Intrasphincteric botulinum toxin versus pneumatic balloon dilation for treatment of primary achalasia.

Author information

1
University of Michigan Medical Center, Division of Gastroenterology, Ann Arbor, Michigan 48109, USA.

Abstract

GOALS:

Despite a high success rate, pneumatic dilatation for achalasia is accompanied by a significant risk of esophageal perforation. Injection of botulinum toxin (botox) into the lower esophageal sphincter (LES) can lead to improvement in symptoms with reduced risk of complications. Direct comparisons of the two techniques are needed to define their role in clinical management.

STUDY:

We compared pneumatic dilatation to botox for patients with achalasia using a double blind, randomized study design. Patients underwent clinical, manometric, radiographic and endoscopic evaluation to confirm primary achalasia.
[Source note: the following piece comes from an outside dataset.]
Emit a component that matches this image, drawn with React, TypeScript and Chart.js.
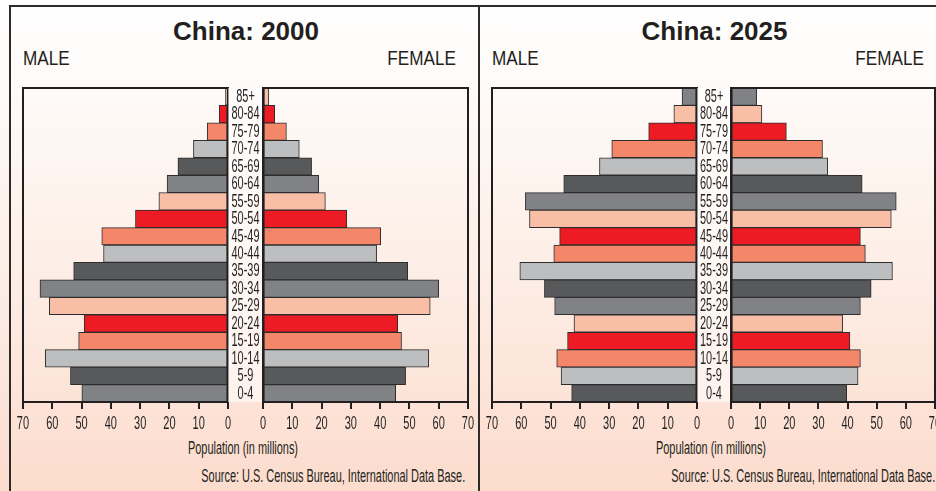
import React, { useEffect, useRef } from 'react';
import { Chart, registerables } from 'chart.js';

Chart.register(...registerables);

// ---------- DATA (population in millions), listed from oldest (top) to youngest (bottom) ----------
const AGE_GROUPS = ['85+', '80-84', '75-79', '70-74', '65-69', '60-64', '55-59', '50-54', '45-49', '40-44', '35-39', '30-34', '25-29', '20-24', '15-19', '10-14', '5-9', '0-4'];

const MALE_2000 = [0.9, 3.0, 7.1, 11.8, 17.1, 20.8, 23.6, 31.6, 43.1, 42.5, 52.7, 64.2, 61.0, 49.1, 51.0, 62.4, 53.8, 49.9];
const FEMALE_2000 = [2.0, 4.0, 8.0, 12.4, 16.6, 19.0, 21.3, 28.6, 40.2, 38.8, 49.4, 60.0, 57.1, 46.0, 47.3, 56.6, 48.7, 45.3];

const MALE_2025 = [5.1, 7.9, 16.5, 29.1, 33.3, 45.5, 58.6, 57.2, 46.9, 48.9, 60.5, 52.1, 48.6, 42.0, 44.2, 47.9, 46.4, 42.8];
const FEMALE_2025 = [8.8, 10.6, 19.0, 31.4, 33.2, 45.0, 56.7, 55.0, 44.4, 46.1, 55.4, 48.1, 44.4, 38.3, 40.8, 44.4, 43.6, 39.7];

const X_MIN = 0;
const X_MAX = 70;
const X_STEP = 10;

const TITLE_2000 = 'China: 2000';
const TITLE_2025 = 'China: 2025';
const MALE_LABEL = 'MALE';
const FEMALE_LABEL = 'FEMALE';
const AXIS_TITLE = 'Population (in millions)';
const SOURCE = 'Source: U.S. Census Bureau, International Data Base.';

// ---------- STYLES ----------
const GRAY = '#808285';
const DARK = '#58595B';
const LIGHT = '#BCBEC0';
const SALMON = '#F4866A';
const RED = '#ED1C24';
const PEACH = '#F9BEA6';

const CYCLE_2000 = [PEACH, RED, SALMON, LIGHT, DARK, GRAY];
const CYCLE_2025 = [GRAY, PEACH, RED, SALMON, LIGHT, DARK];
const COLORS_2000 = AGE_GROUPS.map((_, i) => CYCLE_2000[i % 6]);
const COLORS_2025 = AGE_GROUPS.map((_, i) => CYCLE_2025[i % 6]);

const INK = '#231F20';
const FONT = '"Liberation Sans", Arial, Helvetica, sans-serif';

const W = 936;
const H = 491;
const CANVAS_TOP = 80;
const PLOT_TOP = 88;
const PLOT_BOTTOM = 402;
const AXIS_H = 32;
const CANVAS_H = PLOT_BOTTOM - CANVAS_TOP + AXIS_H;

function condensed(ctx: CanvasRenderingContext2D, text: string, x: number, y: number, size: number, sx: number) {
  ctx.save();
  ctx.translate(x, y);
  ctx.scale(sx, 1);
  ctx.font = `${size}px ${FONT}`;
  ctx.fillStyle = INK;
  ctx.textAlign = 'center';
  ctx.textBaseline = 'middle';
  ctx.fillText(text, 0, 0);
  ctx.restore();
}

type HalfProps = {
  values: number[];
  colors: string[];
  male: boolean;
  plotLeft: number;
  plotRight: number;
  strip: number; // width of the centre age-label strip (female side only)
};

function HalfPyramid({ values, colors, male, plotLeft, plotRight, strip }: HalfProps) {
  const ref = useRef<HTMLCanvasElement | null>(null);
  const padLeft = male ? 10 : strip;
  const padRight = 10;
  const left = plotLeft - padLeft;
  const width = plotRight - plotLeft + padLeft + padRight;

  useEffect(() => {
    const canvas = ref.current;
    if (!canvas) return;
    const decor = {
      id: 'decor',
      beforeDatasetsDraw(chart: any) {
        const { ctx, chartArea: a } = chart;
        if (!male) {
          ctx.save();
          ctx.fillStyle = 'rgba(255,255,255,0.55)';
          ctx.fillRect(a.left - strip, a.top, strip, a.bottom - a.top);
          ctx.restore();
        }
      },
      afterDraw(chart: any) {
        const { ctx, chartArea: a } = chart;
        ctx.save();
        ctx.strokeStyle = INK;
        ctx.lineWidth = 2;
        ctx.strokeRect(a.left, a.top, a.right - a.left, a.bottom - a.top);
        ctx.restore();
        const xs = chart.scales.x;
        xs.ticks.forEach((t: any, i: number) => {
          condensed(ctx, String(t.value), xs.getPixelForTick(i), a.bottom + 21.5, 19, 0.58);
        });
        if (!male) {
          const ys = chart.scales.y;
          chart.data.labels.forEach((lab: string, i: number) => {
            condensed(ctx, lab, a.left - strip / 2, ys.getPixelForTick(i) + 0.5, 17.5, 0.625);
          });
        }
      },
    };
    const chart = new Chart(canvas, {
      type: 'bar',
      data: {
        labels: AGE_GROUPS,
        datasets: [
          {
            data: values,
            backgroundColor: colors,
            borderColor: '#2E2C2D',
            borderWidth: 1,
            borderSkipped: false,
            barPercentage: 1,
            categoryPercentage: 1,
          },
        ],
      },
      options: {
        indexAxis: 'y',
        responsive: false,
        maintainAspectRatio: false,
        animation: false,
        devicePixelRatio: 1,
        events: [],
        layout: { padding: { left: padLeft, right: padRight, top: PLOT_TOP - CANVAS_TOP, bottom: 0 } },
        plugins: { legend: { display: false }, tooltip: { enabled: false } },
        scales: {
          x: {
            type: 'linear',
            min: X_MIN,
            max: X_MAX,
            reverse: male,
            position: 'bottom',
            ticks: { stepSize: X_STEP, display: false },
            grid: { drawOnChartArea: false, drawTicks: true, tickLength: 7, color: INK, lineWidth: 2 },
            border: { display: true, color: INK, width: 2 },
            afterFit: (s: any) => {
              s.height = AXIS_H;
            },
          },
          y: { display: false },
        },
      } as any,
      plugins: [decor],
    });
    return () => chart.destroy();
  }, []);

  return (
    <canvas
      ref={ref}
      width={width}
      height={CANVAS_H}
      style={{ position: 'absolute', left, top: CANVAS_TOP, width, height: CANVAS_H }}
    />
  );
}

type TextProps = { x: number; y: number; text: string; size: number; sx?: number; align: 'left' | 'center' | 'right'; bold?: boolean };

function Label({ x, y, text, size, sx = 1, align, bold }: TextProps) {
  const base: React.CSSProperties = {
    position: 'absolute',
    top: y,
    whiteSpace: 'nowrap',
    fontFamily: FONT,
    fontSize: size,
    fontWeight: bold ? 700 : 400,
    lineHeight: 1,
    color: INK,
  };
  if (align === 'center') {
    return <div style={{ ...base, left: x, transform: `translate(-50%, -50%) scaleX(${sx})` }}>{text}</div>;
  }
  if (align === 'left') {
    return <div style={{ ...base, left: x, transformOrigin: 'left center', transform: `translateY(-50%) scaleX(${sx})` }}>{text}</div>;
  }
  return <div style={{ ...base, right: W - x, transformOrigin: 'right center', transform: `translateY(-50%) scaleX(${sx})` }}>{text}</div>;
}

type PanelProps = {
  title: string;
  male: number[];
  female: number[];
  colors: string[];
  maleLeft: number;
  maleZero: number;
  femaleZero: number;
  femaleRight: number;
  titleX: number;
  femaleLabelRight: number;
  axisTitleX: number;
  sourceRight: number;
};

function Panel(p: PanelProps) {
  return (
    <>
      <Label x={p.titleX} y={30.5} text={p.title} size={26} align="center" bold />
      <Label x={p.maleLeft} y={58.5} text={MALE_LABEL} size={19.5} sx={0.88} align="left" />
      <Label x={p.femaleLabelRight} y={58.5} text={FEMALE_LABEL} size={19.5} sx={0.88} align="right" />
      <HalfPyramid values={p.male} colors={p.colors} male plotLeft={p.maleLeft} plotRight={p.maleZero} strip={0} />
      <HalfPyramid
        values={p.female}
        colors={p.colors}
        male={false}
        plotLeft={p.femaleZero}
        plotRight={p.femaleRight}
        strip={p.femaleZero - p.maleZero}
      />
      <Label x={p.axisTitleX} y={449} text={AXIS_TITLE} size={17.5} sx={0.625} align="center" />
      <Label x={p.sourceRight} y={477} text={SOURCE} size={17.5} sx={0.625} align="right" />
    </>
  );
}

export default function App() {
  return (
    <div
      style={{
        position: 'fixed',
        left: 0,
        top: 0,
        width: W,
        height: H,
        overflow: 'hidden',
        background: 'linear-gradient(to bottom, #ffffff 0%, #fefaf7 20%, #fdeee6 55%, #fcdccd 100%)',
      }}
    >
      {/* frame lines */}
      <div style={{ position: 'absolute', left: 9, top: 5, width: W - 9, height: 2, background: '#2d2b2c' }} />
      <div style={{ position: 'absolute', left: 9, top: 5, width: 2, height: H - 5, background: '#2d2b2c' }} />
      <div style={{ position: 'absolute', left: 478, top: 5, width: 2, height: H - 5, background: '#2d2b2c' }} />

      <Panel
        title={TITLE_2000}
        male={MALE_2000}
        female={FEMALE_2000}
        colors={COLORS_2000}
        maleLeft={23}
        maleZero={228}
        femaleZero={263}
        femaleRight={468}
        titleX={246}
        femaleLabelRight={456}
        axisTitleX={242.5}
        sourceRight={465}
      />
      <Panel
        title={TITLE_2025}
        male={MALE_2025}
        female={FEMALE_2025}
        colors={COLORS_2025}
        maleLeft={492}
        maleZero={697}
        femaleZero={731}
        femaleRight={935}
        titleX={714.5}
        femaleLabelRight={924}
        axisTitleX={711}
        sourceRight={935}
      />
    </div>
  );
}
They were randomized to receive either 80 units of botox into the LES or Witzel balloon dilatation. Patients also received sham dilatation or injection, respectively. The patients and investigators assessing symptom response were blinded to therapy. Symptoms and esophageal function were assessed at 3 weeks, 3 months and 1 year after therapy. Treatment failure was defined as the lack of decrease in symptom grade more than 1 or recurrence of symptoms. Patients with treatment failure crossed over to the alternative treatment.

RESULTS:

Thirty four patients were studied, and 31 completed the trial. Of the 18 patients randomized to Witzel dilatation, 16 (89%) of 18 remained in clinical remission. Of the two patients with treatment failure, one responded to botox injection. Of the 16 patients randomized to botox, (38%) 6 of 16 remained in clinical remission. Four patients had initial failure, and 6 relapsed at a mean of 4 months after therapy. Of the nine patients who crossed over to dilatation, seven responded well, but two required surgical management of perforation. Although both treatments had excellent initial clinical improvement, patients randomized to Witzel dilatation had superior long-term success ( < 0.01).

CONCLUSION:

Initial therapy with Witzel dilatation is associated with better long-term outcome than a single injection of botox. Because of the risk of endoscopic perforation, botox remains a viable alternative to dilatation.